The data →
================================
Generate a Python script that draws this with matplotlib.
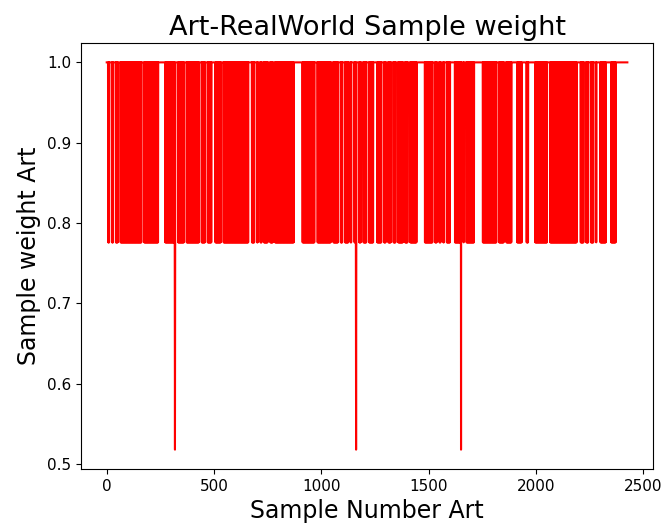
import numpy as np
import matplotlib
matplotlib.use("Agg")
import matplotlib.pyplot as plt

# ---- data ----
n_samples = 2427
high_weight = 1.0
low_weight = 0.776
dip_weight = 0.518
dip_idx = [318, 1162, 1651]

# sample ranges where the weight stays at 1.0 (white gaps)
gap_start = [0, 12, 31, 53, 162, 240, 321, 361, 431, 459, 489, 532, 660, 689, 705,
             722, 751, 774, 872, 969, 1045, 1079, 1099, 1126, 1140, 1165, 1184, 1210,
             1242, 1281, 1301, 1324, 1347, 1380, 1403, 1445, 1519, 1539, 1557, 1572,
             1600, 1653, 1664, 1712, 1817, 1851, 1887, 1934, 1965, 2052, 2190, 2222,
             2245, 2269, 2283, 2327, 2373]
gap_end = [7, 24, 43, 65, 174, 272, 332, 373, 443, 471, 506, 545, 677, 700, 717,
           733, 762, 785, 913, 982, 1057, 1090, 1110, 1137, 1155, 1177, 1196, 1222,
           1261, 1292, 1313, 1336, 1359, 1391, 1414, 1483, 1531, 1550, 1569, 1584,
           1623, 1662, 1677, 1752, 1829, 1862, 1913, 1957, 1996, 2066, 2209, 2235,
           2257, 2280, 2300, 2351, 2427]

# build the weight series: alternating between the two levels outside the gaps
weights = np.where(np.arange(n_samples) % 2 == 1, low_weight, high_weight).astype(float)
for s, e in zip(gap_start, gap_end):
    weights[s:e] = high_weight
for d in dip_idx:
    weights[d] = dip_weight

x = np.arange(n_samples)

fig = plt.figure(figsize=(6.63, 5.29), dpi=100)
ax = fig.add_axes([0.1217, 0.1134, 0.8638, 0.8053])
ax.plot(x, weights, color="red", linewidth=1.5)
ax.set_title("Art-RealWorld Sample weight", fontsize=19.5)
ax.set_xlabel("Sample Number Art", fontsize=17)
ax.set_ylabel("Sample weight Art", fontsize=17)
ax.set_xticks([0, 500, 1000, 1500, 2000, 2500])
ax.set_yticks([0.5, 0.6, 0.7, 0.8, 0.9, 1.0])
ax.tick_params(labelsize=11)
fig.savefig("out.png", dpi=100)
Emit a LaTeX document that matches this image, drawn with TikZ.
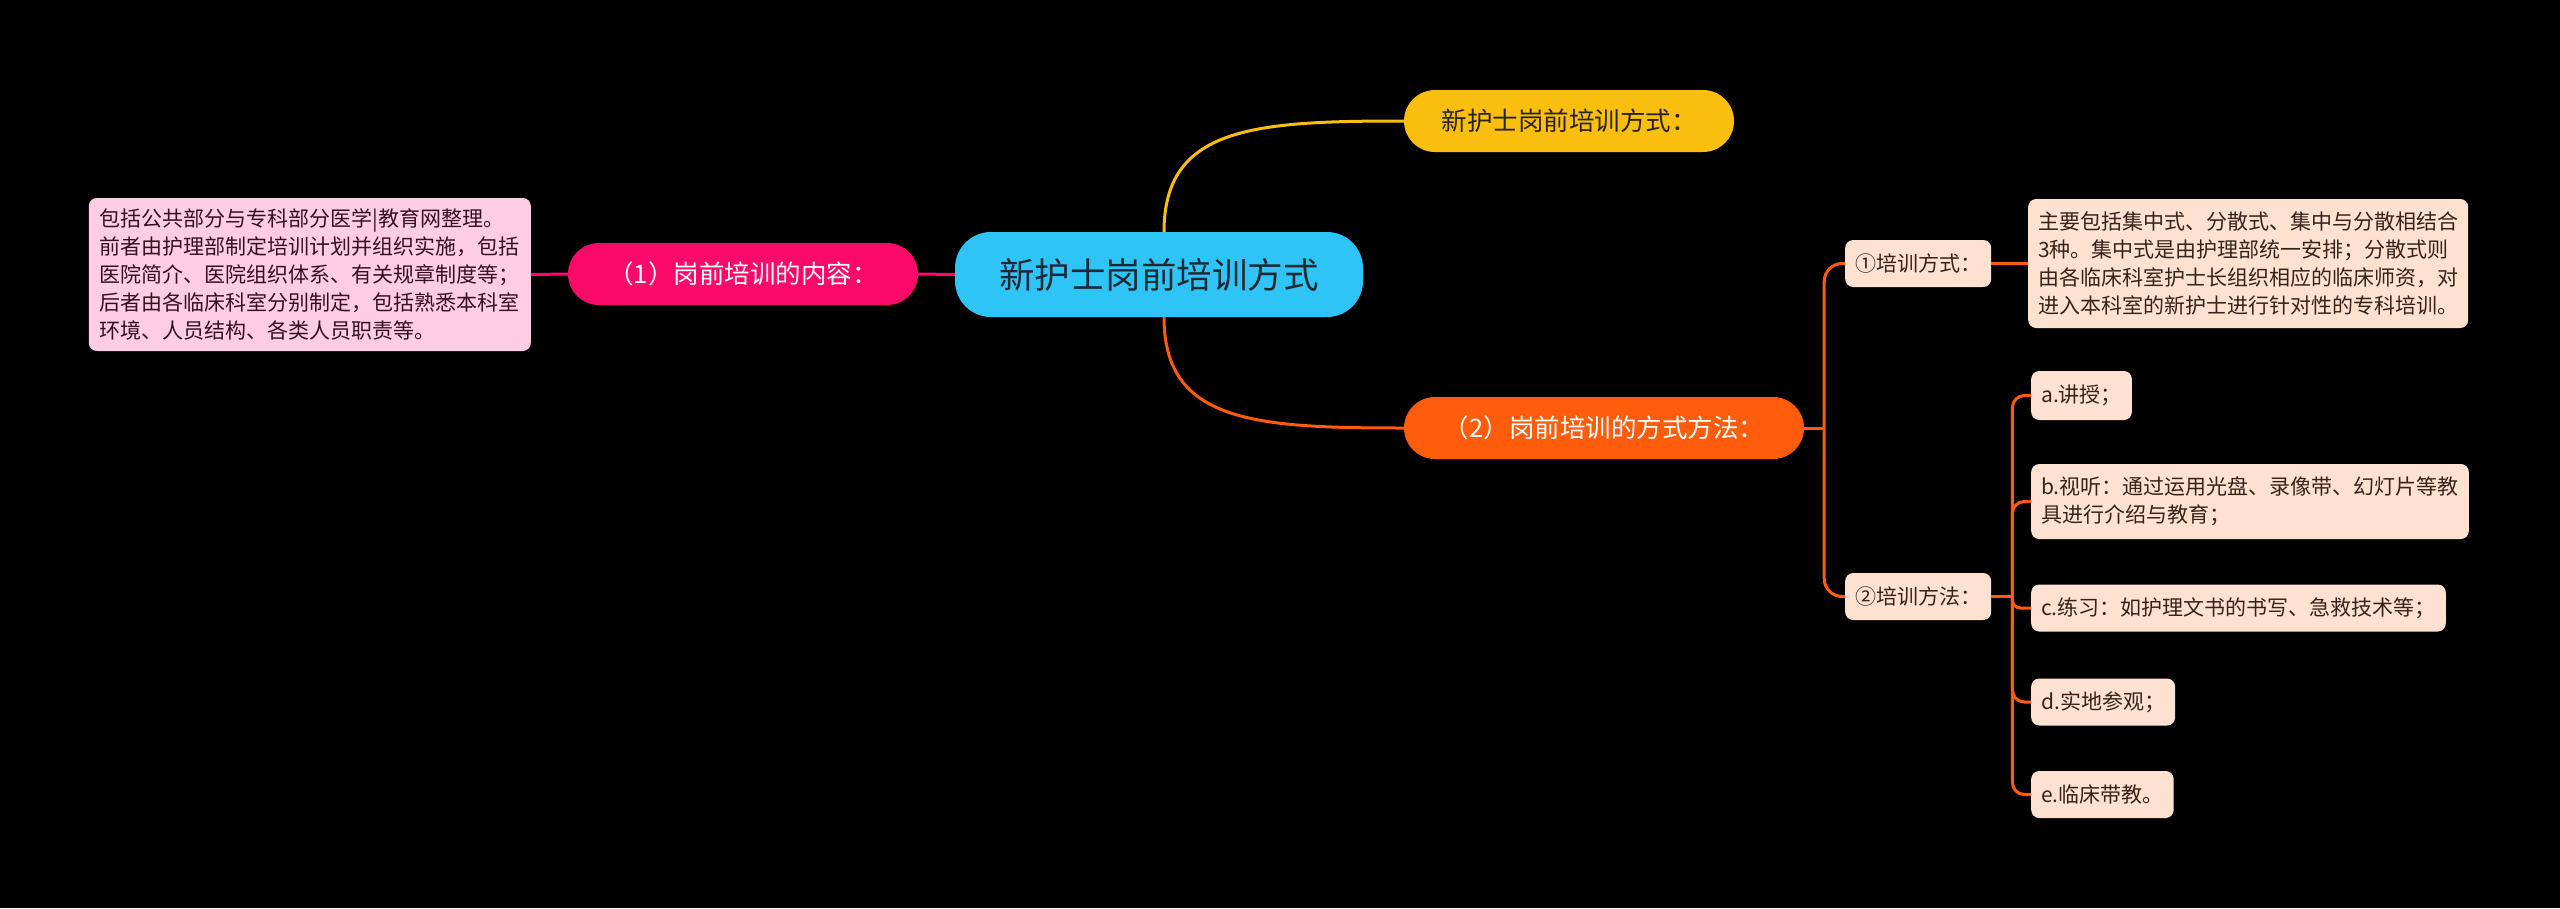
================================
Direction → Identify and list each line with the word "that".

Task solution →
Generate a Python script that draws this with matplotlib.
Emit a LaTeX document that matches this image, drawn with TikZ.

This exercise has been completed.